[Source code of charts]
——

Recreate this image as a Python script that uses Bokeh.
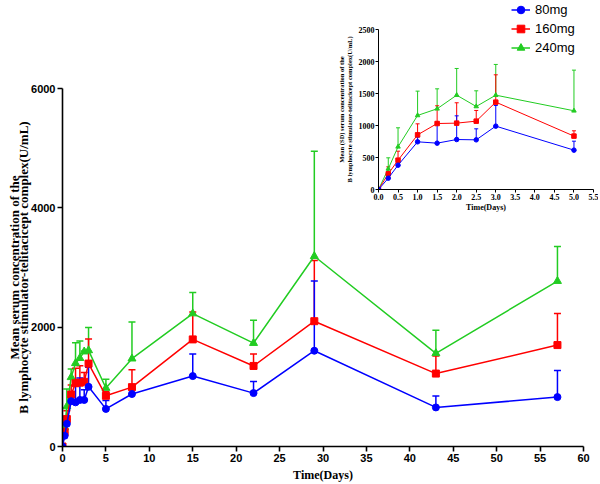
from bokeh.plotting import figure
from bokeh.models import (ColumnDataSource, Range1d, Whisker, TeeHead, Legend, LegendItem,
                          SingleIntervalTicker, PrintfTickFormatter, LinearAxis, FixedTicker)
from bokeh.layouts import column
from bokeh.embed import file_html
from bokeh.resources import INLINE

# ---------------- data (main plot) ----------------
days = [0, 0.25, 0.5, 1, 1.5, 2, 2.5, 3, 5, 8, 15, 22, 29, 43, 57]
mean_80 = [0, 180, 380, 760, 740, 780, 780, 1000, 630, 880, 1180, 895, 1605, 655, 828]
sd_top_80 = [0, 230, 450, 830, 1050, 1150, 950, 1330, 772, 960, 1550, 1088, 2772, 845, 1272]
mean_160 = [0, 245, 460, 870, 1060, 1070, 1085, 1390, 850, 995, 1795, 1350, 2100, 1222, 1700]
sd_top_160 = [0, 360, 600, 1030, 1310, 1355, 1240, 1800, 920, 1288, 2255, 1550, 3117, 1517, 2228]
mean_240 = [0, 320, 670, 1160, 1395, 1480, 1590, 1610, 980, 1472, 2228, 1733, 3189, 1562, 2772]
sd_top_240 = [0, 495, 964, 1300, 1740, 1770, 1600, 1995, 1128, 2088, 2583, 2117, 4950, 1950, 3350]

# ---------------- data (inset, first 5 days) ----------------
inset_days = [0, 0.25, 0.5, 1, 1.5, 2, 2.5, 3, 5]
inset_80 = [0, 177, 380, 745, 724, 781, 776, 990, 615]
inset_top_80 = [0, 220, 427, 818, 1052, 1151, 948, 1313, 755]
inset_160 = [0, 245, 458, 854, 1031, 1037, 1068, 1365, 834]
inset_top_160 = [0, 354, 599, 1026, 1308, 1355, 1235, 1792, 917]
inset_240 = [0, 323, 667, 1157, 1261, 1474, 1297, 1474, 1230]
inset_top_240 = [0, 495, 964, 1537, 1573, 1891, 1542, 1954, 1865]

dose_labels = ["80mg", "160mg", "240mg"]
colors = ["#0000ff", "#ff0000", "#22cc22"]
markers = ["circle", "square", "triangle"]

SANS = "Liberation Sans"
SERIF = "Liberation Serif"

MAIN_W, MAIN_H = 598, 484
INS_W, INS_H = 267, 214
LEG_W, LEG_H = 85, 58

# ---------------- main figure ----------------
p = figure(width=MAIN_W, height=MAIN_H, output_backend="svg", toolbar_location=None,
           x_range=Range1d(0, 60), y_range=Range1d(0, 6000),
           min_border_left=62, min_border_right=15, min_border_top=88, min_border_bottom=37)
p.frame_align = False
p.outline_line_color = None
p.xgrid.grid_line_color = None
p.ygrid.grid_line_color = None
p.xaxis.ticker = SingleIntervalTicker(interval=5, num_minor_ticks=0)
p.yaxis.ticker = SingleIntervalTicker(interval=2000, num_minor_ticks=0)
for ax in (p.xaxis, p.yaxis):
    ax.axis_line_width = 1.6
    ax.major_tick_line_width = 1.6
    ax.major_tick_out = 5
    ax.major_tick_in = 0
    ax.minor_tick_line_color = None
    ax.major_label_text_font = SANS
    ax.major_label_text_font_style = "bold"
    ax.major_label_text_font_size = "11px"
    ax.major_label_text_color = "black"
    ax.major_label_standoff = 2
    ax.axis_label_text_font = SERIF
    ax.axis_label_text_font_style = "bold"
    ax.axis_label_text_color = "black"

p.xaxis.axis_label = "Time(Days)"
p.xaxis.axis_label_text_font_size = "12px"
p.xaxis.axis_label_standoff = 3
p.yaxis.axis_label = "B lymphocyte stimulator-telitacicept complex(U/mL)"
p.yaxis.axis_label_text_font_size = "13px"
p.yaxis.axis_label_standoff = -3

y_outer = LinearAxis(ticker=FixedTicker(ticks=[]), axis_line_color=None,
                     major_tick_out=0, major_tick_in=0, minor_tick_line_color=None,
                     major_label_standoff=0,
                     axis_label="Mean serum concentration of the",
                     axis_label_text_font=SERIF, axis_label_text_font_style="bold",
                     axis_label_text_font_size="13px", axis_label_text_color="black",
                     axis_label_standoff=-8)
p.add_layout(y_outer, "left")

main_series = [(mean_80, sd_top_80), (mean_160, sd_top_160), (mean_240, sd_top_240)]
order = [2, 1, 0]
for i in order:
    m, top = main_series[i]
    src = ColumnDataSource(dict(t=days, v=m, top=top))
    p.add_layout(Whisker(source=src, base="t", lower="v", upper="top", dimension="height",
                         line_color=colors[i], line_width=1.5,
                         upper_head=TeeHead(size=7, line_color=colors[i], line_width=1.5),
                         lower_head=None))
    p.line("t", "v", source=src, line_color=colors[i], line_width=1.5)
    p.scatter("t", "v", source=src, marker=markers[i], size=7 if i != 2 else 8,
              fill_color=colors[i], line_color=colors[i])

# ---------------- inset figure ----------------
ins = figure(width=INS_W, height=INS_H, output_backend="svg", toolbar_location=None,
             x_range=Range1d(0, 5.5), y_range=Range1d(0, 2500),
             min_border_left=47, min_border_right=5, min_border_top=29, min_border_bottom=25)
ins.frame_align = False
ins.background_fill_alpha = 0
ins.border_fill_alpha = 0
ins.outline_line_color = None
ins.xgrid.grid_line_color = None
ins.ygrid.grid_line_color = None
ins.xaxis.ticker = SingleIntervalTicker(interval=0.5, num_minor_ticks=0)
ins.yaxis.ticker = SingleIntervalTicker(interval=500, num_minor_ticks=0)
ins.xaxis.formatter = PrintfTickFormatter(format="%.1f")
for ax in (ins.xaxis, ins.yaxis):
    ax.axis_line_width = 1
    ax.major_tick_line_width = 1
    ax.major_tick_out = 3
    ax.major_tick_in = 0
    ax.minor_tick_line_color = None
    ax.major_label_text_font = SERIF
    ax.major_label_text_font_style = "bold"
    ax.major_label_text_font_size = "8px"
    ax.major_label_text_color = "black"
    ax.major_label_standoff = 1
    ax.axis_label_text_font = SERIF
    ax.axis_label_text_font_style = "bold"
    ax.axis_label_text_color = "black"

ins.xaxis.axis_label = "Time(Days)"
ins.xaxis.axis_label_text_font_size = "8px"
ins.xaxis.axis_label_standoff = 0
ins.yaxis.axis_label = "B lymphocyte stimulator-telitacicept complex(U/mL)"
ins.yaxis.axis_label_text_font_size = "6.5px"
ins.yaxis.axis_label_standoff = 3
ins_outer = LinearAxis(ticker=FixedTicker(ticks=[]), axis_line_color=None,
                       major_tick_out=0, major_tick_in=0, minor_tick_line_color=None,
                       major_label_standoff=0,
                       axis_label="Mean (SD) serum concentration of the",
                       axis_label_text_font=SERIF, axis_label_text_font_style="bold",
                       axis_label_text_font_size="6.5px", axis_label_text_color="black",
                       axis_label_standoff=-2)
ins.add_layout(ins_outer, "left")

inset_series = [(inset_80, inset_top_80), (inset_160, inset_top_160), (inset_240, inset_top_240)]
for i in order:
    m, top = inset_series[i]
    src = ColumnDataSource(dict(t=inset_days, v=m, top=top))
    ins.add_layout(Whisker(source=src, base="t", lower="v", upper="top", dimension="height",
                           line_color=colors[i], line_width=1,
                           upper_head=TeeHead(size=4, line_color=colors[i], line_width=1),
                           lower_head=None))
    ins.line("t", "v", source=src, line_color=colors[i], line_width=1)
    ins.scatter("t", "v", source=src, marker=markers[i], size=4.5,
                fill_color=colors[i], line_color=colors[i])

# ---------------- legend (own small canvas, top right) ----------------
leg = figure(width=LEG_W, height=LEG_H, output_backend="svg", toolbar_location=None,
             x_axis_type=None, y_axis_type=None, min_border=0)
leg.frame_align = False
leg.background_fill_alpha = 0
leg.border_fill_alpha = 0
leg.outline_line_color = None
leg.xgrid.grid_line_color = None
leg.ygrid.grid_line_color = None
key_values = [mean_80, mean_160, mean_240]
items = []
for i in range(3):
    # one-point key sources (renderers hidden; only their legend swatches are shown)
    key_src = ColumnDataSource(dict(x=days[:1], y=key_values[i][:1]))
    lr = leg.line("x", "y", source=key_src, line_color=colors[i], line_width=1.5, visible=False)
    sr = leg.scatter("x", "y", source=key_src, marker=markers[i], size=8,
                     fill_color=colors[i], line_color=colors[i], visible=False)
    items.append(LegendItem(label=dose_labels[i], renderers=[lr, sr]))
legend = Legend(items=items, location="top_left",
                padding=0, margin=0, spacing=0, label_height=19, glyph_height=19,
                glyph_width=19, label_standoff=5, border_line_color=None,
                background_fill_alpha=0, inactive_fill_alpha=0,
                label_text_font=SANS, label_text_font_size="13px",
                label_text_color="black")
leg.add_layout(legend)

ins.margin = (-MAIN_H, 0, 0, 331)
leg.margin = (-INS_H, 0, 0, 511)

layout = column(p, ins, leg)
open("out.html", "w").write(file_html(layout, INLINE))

——

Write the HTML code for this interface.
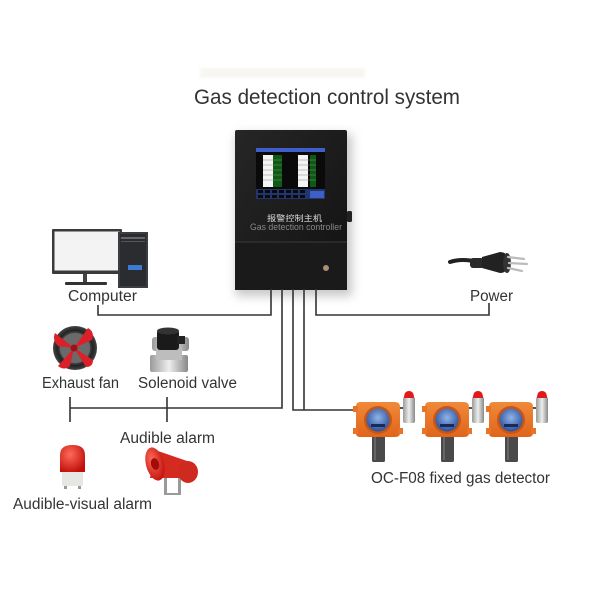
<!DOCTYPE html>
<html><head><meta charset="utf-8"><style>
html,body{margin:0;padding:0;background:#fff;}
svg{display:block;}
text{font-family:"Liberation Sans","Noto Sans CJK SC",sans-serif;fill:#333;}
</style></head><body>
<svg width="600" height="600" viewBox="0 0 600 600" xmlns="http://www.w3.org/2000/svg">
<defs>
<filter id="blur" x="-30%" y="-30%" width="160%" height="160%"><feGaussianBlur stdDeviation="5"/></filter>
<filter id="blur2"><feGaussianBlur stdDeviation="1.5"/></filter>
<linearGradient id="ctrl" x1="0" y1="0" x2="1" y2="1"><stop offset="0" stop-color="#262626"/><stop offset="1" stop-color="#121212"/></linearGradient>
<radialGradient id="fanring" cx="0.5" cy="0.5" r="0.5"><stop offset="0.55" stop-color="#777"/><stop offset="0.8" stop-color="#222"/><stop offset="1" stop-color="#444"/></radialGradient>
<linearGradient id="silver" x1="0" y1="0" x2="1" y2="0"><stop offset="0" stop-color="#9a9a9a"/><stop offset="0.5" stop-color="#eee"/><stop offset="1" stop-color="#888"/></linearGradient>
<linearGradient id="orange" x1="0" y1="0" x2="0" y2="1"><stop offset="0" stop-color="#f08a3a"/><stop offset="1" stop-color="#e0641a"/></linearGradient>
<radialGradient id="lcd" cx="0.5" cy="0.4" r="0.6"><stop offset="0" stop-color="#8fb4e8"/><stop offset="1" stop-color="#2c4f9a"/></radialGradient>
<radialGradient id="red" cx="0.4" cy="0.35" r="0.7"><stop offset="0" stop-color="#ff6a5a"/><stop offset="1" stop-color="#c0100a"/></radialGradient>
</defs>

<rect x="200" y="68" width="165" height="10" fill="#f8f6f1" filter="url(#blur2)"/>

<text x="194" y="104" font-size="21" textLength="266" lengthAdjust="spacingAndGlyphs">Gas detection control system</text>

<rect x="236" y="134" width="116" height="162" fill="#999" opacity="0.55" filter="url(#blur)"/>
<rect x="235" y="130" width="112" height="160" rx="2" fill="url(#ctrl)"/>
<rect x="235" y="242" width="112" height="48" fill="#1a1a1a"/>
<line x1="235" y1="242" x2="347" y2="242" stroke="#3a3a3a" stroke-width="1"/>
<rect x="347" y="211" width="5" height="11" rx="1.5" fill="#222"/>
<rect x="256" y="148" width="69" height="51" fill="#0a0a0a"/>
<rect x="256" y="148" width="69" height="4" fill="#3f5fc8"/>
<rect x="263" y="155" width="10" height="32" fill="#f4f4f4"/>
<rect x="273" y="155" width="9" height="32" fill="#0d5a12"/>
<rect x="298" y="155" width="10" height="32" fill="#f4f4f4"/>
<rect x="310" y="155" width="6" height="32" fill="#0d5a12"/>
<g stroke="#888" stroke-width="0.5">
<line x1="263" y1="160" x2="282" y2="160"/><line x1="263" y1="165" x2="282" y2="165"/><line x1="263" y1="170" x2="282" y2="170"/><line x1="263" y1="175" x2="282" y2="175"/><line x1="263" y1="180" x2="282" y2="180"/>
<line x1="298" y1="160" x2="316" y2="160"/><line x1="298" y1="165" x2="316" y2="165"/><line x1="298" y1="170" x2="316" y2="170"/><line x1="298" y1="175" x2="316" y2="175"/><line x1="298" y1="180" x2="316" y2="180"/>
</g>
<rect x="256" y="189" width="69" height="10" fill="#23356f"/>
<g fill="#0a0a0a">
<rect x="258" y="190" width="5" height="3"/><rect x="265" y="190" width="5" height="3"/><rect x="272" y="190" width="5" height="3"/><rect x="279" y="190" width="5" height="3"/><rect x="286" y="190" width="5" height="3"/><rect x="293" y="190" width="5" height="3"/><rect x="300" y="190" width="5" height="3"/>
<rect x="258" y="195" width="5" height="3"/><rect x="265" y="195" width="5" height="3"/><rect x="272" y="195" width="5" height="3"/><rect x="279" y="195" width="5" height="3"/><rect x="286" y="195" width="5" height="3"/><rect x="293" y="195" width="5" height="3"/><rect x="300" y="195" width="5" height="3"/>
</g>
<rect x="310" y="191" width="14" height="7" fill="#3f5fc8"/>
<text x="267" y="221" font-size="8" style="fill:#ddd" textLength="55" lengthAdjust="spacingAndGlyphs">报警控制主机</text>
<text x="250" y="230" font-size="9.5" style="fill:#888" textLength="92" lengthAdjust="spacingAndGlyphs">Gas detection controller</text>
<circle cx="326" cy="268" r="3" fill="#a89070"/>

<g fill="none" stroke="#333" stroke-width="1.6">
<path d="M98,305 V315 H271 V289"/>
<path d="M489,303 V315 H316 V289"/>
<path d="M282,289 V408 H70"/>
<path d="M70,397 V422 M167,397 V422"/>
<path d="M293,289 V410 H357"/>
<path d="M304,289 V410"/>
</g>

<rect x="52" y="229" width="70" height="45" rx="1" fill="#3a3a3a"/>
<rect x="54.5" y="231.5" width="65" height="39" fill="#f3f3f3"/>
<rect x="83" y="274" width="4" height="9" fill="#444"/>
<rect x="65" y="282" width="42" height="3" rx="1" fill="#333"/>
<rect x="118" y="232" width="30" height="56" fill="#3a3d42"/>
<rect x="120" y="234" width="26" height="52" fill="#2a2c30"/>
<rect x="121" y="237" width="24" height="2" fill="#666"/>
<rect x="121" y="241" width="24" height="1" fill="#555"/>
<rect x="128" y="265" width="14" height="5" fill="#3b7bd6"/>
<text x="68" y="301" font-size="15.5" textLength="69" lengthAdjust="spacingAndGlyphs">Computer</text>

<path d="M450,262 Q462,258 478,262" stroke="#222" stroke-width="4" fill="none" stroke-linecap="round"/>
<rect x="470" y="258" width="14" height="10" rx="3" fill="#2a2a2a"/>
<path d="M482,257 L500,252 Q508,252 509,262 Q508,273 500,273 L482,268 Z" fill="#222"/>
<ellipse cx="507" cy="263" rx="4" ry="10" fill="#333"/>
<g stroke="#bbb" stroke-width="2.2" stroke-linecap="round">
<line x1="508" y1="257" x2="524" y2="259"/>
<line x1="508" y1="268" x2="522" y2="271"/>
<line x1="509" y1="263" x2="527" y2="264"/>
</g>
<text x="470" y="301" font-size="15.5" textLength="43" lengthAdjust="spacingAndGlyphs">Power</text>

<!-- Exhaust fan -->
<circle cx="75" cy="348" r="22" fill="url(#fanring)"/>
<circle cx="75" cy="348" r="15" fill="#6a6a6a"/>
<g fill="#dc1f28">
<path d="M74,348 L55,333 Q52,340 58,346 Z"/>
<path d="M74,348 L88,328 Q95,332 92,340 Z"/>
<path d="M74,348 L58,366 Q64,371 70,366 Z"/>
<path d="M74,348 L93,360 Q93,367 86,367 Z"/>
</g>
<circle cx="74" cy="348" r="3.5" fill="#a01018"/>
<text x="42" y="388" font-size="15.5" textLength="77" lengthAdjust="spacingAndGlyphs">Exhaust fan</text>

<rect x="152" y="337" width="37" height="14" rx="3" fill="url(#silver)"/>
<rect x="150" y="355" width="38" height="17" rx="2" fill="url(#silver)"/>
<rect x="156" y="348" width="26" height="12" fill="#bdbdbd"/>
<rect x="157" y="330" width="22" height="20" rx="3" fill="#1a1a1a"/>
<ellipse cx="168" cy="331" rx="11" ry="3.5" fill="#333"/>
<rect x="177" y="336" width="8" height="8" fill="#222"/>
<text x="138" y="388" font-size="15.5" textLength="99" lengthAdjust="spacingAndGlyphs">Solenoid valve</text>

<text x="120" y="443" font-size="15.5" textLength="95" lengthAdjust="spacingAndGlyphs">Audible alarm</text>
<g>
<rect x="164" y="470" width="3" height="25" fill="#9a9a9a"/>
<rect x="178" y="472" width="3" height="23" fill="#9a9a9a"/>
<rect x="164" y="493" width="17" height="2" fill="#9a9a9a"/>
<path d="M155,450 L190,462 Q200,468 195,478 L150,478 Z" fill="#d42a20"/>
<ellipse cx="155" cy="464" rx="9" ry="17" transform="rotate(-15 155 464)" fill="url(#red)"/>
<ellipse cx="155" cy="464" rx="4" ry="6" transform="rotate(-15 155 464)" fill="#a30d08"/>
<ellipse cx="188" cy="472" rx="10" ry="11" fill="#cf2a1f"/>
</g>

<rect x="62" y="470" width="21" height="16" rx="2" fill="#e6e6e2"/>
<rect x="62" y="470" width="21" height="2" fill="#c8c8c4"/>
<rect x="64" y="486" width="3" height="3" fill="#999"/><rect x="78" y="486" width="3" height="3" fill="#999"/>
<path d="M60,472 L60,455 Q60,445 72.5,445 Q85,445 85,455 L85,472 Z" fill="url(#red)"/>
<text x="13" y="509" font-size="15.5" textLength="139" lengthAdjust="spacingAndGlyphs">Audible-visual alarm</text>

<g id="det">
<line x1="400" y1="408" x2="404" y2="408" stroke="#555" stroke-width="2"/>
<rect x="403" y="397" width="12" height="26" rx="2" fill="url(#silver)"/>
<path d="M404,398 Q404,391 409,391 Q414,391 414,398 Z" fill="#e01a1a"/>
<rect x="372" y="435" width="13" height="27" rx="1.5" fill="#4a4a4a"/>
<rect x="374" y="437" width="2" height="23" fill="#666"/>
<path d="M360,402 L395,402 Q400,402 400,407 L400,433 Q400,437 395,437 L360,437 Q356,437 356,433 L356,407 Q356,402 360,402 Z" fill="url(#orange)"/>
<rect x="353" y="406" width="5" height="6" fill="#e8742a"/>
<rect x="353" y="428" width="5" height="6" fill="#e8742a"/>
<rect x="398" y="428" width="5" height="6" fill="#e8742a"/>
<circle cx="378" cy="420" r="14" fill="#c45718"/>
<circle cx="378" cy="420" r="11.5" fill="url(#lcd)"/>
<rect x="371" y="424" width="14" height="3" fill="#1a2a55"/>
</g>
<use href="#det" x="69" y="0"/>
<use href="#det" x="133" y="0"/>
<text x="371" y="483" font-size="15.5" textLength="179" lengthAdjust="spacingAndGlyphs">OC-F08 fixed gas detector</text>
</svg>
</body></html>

——

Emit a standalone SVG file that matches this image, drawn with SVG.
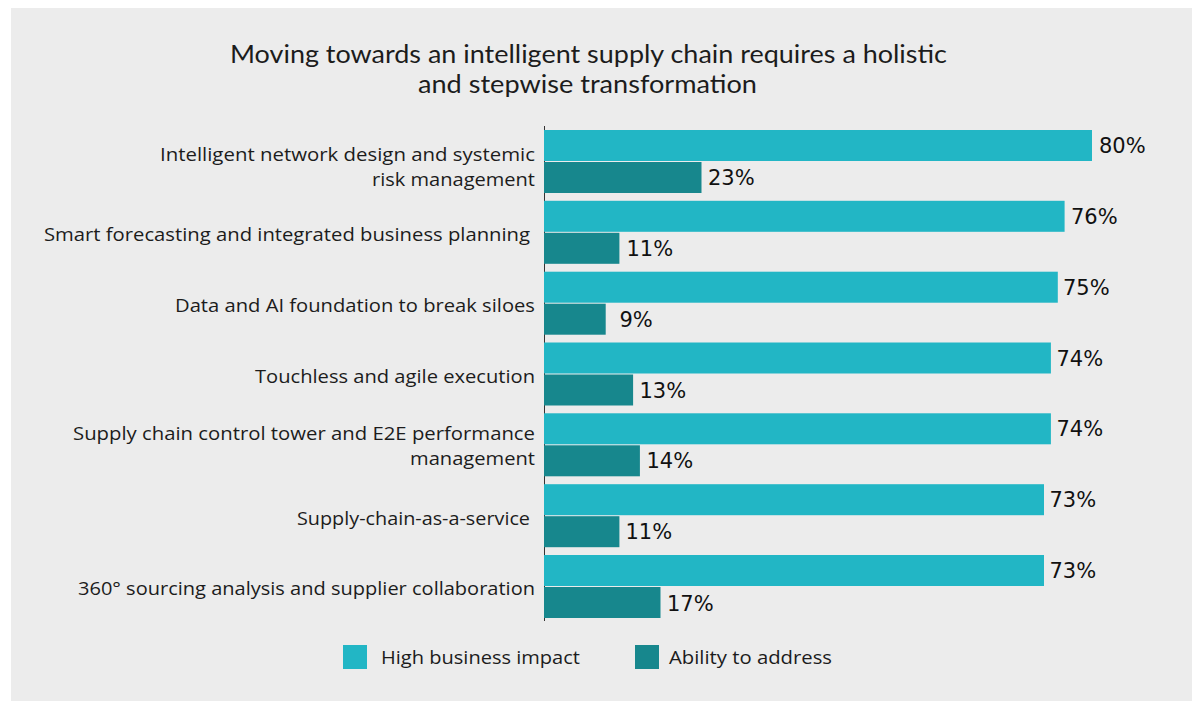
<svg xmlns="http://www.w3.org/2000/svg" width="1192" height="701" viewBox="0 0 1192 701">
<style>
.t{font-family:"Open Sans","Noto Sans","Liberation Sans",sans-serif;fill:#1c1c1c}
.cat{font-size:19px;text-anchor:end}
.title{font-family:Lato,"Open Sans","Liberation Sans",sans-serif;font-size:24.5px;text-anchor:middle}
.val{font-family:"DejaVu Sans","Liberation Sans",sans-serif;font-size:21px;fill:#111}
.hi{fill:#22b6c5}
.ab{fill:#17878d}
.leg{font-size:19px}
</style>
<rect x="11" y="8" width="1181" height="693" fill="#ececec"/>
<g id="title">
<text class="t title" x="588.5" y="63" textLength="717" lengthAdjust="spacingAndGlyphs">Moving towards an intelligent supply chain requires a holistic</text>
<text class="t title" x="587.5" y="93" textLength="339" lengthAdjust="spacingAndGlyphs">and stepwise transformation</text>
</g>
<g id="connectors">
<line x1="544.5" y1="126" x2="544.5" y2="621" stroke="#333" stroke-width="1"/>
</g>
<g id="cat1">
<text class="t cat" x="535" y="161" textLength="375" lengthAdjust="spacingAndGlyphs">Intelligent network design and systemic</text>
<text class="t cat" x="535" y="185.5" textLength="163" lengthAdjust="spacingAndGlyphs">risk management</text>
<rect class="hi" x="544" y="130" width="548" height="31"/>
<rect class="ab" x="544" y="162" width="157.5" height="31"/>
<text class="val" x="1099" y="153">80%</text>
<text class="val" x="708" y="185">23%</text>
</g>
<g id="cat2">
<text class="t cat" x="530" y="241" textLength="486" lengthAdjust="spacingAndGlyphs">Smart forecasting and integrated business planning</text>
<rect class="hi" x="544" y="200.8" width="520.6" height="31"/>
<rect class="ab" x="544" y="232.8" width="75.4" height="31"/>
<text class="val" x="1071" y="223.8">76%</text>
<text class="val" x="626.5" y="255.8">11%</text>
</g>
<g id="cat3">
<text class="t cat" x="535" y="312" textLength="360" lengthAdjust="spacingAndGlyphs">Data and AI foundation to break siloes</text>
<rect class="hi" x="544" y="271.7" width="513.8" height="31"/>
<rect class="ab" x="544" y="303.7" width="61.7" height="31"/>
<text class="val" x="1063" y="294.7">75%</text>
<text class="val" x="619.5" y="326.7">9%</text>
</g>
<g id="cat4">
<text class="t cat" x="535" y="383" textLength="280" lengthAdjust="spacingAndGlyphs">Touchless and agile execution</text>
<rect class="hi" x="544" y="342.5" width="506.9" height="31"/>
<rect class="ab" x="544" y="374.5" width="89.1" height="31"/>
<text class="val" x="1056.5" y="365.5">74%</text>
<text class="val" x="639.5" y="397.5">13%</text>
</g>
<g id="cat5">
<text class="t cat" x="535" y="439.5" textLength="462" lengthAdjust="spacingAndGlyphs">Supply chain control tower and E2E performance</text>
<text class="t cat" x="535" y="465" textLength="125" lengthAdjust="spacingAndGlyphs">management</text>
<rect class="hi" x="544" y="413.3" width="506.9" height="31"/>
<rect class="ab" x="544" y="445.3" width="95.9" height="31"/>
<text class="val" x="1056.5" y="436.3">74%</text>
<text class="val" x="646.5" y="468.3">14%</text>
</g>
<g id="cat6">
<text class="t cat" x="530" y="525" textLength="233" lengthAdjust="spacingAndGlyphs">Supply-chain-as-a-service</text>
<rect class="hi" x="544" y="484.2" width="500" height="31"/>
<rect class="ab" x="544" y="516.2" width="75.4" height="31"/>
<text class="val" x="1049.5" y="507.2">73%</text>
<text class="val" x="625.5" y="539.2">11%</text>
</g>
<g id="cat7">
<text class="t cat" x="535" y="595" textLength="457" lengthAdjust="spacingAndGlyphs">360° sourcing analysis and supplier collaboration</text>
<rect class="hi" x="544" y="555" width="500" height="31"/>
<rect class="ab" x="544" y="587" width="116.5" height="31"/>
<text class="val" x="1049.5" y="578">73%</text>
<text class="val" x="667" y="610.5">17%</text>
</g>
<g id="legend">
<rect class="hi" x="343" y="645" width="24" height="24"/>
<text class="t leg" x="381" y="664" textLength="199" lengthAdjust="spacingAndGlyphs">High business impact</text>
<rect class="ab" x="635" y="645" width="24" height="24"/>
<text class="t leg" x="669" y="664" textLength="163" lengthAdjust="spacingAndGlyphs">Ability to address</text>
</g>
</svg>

——

TASK ::
Above are records with pictures. Reproduce exactly only the lines from the line with "Recreate this image" through the line with "from bokeh.resources import INLINE", both ends included, and leave the pictures out.

RESPONSE TO THIS EXERCISE ::
Recreate this image as a Python script that uses Bokeh.
from bokeh.plotting import figure
from bokeh.models import (ColumnDataSource, Range1d, Whisker, TeeHead, Legend, LegendItem,
                          SingleIntervalTicker, PrintfTickFormatter, LinearAxis, FixedTicker)
from bokeh.layouts import column
from bokeh.embed import file_html
from bokeh.resources import INLINE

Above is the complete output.